The instance relies crucially on the laziness/strictness of the functions - the load function must not examine any of its arguments (or you will pattern-match fail), the save function must examine at least one argument (to provoke pattern-match failure). After writing a description such as this, I am sure some users will have spotted the issue!

data Bool = False | True

instance BinaryDefer Bool where
bothDefer = defer
[\ ~(False) -> unit False
,\ ~(True) -> unit True

The problem here is 0-arity constructors, the load code works just fine, but the save code has no fields it can demand to ensure the correct constructor has been reached. I encountered this bug in Hoogle 4 - it is subtle, and in a pile of instance rules, these 0-arity cases can easily be overlooked. The solution is to introduce a new operator, (<<!), whose only purpose is to strictly demand something:

instance BinaryDefer Bool where
bothDefer = defer
[\ ~(x@False) -> unit False <<! x
,\ ~(x@True) -> unit True <<! x

This (<<!) operator is only required for 0-arity constructors, but is not harmful in other cases. Now the correct fix has been decided upon, we can fix the Hoogle instances. Unfortunately, we can still write the incorrect case, and will get no warning - a bug just waiting to happen.
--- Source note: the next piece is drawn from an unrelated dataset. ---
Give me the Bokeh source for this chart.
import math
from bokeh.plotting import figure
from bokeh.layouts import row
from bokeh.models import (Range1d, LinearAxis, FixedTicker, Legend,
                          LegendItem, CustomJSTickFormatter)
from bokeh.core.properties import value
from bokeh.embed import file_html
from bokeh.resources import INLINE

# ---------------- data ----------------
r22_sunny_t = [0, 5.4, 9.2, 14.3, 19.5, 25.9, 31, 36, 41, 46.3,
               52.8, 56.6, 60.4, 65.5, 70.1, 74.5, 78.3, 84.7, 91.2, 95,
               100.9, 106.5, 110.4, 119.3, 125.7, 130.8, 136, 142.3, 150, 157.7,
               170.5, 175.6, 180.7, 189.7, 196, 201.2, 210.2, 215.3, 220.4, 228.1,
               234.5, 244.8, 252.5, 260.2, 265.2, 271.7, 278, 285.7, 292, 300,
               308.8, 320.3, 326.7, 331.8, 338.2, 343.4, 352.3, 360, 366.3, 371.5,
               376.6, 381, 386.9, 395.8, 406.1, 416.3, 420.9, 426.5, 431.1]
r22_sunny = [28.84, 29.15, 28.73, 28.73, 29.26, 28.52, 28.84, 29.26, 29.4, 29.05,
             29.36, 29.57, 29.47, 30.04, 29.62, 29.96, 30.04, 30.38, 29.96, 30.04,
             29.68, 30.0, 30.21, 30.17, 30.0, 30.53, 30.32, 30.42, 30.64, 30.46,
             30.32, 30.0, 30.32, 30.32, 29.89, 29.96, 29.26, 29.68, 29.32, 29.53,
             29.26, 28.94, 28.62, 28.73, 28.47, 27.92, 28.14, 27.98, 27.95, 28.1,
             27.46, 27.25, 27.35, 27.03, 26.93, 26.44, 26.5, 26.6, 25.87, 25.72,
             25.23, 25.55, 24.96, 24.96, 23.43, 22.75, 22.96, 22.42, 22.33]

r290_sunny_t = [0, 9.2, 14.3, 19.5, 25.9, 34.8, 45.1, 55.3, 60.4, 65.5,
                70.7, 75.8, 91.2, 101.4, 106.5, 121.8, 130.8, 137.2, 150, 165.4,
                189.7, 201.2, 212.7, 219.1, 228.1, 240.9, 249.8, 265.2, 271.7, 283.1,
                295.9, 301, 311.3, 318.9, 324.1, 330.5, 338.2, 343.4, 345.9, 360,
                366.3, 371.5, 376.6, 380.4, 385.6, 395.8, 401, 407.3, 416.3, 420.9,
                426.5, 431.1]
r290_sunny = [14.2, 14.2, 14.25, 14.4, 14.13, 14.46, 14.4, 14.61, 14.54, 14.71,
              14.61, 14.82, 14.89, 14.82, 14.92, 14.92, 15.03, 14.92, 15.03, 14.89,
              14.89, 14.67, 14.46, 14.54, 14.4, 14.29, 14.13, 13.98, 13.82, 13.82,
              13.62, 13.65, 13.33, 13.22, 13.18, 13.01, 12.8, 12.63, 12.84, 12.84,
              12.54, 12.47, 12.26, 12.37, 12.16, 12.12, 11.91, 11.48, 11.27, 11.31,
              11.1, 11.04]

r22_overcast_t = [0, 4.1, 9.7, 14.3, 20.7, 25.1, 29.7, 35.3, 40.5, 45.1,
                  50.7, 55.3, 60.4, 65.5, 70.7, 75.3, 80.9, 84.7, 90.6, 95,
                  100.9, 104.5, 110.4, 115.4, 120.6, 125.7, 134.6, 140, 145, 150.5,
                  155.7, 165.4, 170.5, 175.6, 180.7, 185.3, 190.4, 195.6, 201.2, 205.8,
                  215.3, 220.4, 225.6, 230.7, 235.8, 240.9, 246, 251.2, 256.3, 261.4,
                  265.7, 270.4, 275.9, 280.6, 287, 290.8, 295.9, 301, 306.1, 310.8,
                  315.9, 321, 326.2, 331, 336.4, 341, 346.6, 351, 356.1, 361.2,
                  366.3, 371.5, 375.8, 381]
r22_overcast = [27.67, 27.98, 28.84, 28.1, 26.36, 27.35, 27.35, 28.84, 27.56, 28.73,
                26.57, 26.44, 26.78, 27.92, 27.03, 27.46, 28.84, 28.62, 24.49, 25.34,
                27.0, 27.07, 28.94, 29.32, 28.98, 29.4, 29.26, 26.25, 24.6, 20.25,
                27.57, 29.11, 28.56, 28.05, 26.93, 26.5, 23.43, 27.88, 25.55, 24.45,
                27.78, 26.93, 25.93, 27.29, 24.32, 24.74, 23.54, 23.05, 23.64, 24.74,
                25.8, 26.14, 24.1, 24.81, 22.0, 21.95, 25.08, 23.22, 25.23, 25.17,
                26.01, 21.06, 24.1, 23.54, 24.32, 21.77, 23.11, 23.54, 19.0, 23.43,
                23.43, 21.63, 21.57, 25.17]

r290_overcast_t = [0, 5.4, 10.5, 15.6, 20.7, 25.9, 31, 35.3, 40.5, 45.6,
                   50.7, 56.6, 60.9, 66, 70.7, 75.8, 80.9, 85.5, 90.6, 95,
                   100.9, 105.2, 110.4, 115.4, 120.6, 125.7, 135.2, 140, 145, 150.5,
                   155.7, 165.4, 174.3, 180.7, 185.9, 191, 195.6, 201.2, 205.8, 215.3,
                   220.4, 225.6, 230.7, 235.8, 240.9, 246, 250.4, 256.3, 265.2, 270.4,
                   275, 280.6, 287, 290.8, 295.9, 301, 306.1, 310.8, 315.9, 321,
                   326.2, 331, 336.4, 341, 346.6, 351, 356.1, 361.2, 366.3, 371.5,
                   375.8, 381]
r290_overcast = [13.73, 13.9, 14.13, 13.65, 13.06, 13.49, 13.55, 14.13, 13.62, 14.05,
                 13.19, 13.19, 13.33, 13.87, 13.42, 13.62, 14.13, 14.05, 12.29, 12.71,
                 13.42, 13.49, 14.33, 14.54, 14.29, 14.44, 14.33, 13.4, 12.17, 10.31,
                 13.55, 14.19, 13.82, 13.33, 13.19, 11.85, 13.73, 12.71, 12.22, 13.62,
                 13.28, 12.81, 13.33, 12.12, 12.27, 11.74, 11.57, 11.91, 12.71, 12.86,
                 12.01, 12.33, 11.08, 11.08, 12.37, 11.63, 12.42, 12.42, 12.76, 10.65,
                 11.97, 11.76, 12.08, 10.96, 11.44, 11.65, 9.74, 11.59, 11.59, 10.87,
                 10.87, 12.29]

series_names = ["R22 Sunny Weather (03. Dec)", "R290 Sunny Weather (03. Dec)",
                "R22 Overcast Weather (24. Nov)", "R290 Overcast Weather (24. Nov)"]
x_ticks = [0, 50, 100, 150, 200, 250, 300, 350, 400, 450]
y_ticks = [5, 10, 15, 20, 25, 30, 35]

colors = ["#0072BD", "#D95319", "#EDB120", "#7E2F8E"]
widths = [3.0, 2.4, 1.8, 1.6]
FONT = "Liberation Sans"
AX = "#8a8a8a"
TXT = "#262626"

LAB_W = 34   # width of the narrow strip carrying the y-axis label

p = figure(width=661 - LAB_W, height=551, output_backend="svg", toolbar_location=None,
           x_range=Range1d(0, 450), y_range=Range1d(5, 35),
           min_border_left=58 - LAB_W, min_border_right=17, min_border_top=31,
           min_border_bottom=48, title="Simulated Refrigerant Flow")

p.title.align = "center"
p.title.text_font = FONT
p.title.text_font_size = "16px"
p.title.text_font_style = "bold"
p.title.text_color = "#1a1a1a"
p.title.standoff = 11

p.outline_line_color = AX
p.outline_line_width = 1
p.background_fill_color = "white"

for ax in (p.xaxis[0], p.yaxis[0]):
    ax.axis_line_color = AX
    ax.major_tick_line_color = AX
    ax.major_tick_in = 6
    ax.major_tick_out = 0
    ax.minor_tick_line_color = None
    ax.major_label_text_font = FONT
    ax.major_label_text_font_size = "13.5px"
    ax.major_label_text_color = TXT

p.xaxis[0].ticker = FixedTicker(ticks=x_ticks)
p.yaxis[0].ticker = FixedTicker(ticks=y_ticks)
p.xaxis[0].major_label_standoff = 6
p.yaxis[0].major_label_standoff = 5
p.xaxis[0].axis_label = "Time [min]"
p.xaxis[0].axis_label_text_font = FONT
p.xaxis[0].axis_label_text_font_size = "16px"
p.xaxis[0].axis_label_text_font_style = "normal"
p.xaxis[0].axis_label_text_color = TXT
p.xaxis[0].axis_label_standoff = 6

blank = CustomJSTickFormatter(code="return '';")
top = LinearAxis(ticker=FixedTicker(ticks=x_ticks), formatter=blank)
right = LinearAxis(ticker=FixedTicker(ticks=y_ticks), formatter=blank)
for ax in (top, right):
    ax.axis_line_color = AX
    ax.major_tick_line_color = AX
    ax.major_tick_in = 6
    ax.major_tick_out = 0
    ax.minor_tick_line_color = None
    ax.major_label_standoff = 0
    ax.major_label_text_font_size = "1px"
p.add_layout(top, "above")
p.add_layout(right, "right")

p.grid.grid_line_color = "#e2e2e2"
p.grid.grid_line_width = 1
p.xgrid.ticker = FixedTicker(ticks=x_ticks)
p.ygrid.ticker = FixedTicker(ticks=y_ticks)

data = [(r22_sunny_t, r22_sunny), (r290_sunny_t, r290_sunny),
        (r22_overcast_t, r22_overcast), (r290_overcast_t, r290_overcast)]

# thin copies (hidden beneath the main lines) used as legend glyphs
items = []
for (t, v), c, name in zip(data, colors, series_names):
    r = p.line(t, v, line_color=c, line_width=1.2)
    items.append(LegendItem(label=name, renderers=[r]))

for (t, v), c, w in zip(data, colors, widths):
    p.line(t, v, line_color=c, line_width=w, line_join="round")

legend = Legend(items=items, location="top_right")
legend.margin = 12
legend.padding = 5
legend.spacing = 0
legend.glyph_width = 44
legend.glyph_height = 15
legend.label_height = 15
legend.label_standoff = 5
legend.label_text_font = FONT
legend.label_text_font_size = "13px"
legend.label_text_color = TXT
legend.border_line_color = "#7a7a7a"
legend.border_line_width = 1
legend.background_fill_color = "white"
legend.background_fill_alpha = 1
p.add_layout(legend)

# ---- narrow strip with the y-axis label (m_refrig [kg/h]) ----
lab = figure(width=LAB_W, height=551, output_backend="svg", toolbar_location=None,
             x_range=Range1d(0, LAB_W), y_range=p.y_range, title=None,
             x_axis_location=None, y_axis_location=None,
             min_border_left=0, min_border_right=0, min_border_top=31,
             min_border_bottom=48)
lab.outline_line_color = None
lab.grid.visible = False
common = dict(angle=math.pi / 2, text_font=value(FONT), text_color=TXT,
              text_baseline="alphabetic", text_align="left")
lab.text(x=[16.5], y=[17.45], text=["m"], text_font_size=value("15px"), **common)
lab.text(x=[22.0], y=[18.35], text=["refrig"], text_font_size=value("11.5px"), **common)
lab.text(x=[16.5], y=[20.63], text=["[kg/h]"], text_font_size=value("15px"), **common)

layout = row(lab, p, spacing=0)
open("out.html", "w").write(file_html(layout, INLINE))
The solution to this is to use phantom types.

The whole point of a phantom type is that it doesn't actually reflect real data, but exists only at the type level, artificially restricting type signatures to ensure some particular property. In our case, the property we want to ensure is that "unit" is never used on its own, but either with (<<), (<<~) or (<<!). We can achieve this by giving unit a different type, even though in reality all operate on the same type of data:

data PendingNone
data PendingSome

unit :: a -> Pending a PendingNone
(<<) :: BinaryDefer a => Pending (a -> b) p -> a -> Pending b PendingSome
(<<~) :: BinaryDefer a => Pending (a -> b) p -> a -> Pending b PendingSome
(<<!) :: Pending a p -> a -> Pending a PendingSome

Now the type of unit is PendingNone, but the type of all other operations is PendingSome. By demanding that the list "defer" accepts is all PendingSome, we are able to raise a type error if the (<<!) is missed.

By using phantom types, a easy to make error can be guarded against statically. Plus, its not very hard to do!


Stefan O'Rear said...

Somehow I think it would be simpler and more practical to abandon
these types and pattern matching fu, accept 4x as much boilerplate,
and let Derive clean up the mess :)

Neil Mitchell said...

Stefan: When I came up with these instances, there was no such thing as Derive :)

Even so, I'm not sure Derive will cut it - the important bit is that you can modify the instance to make certain fields lazy:

bothDefer = defer [\ ~(Foo a b) -> unit Foo <<~ a << b]

Note the use of <<~ instead of <<, this allows the a field to be lazy instead of strict.

However, you can wrap a field in a Defer type, which has the same effect, so maybe it isn't worth the complication.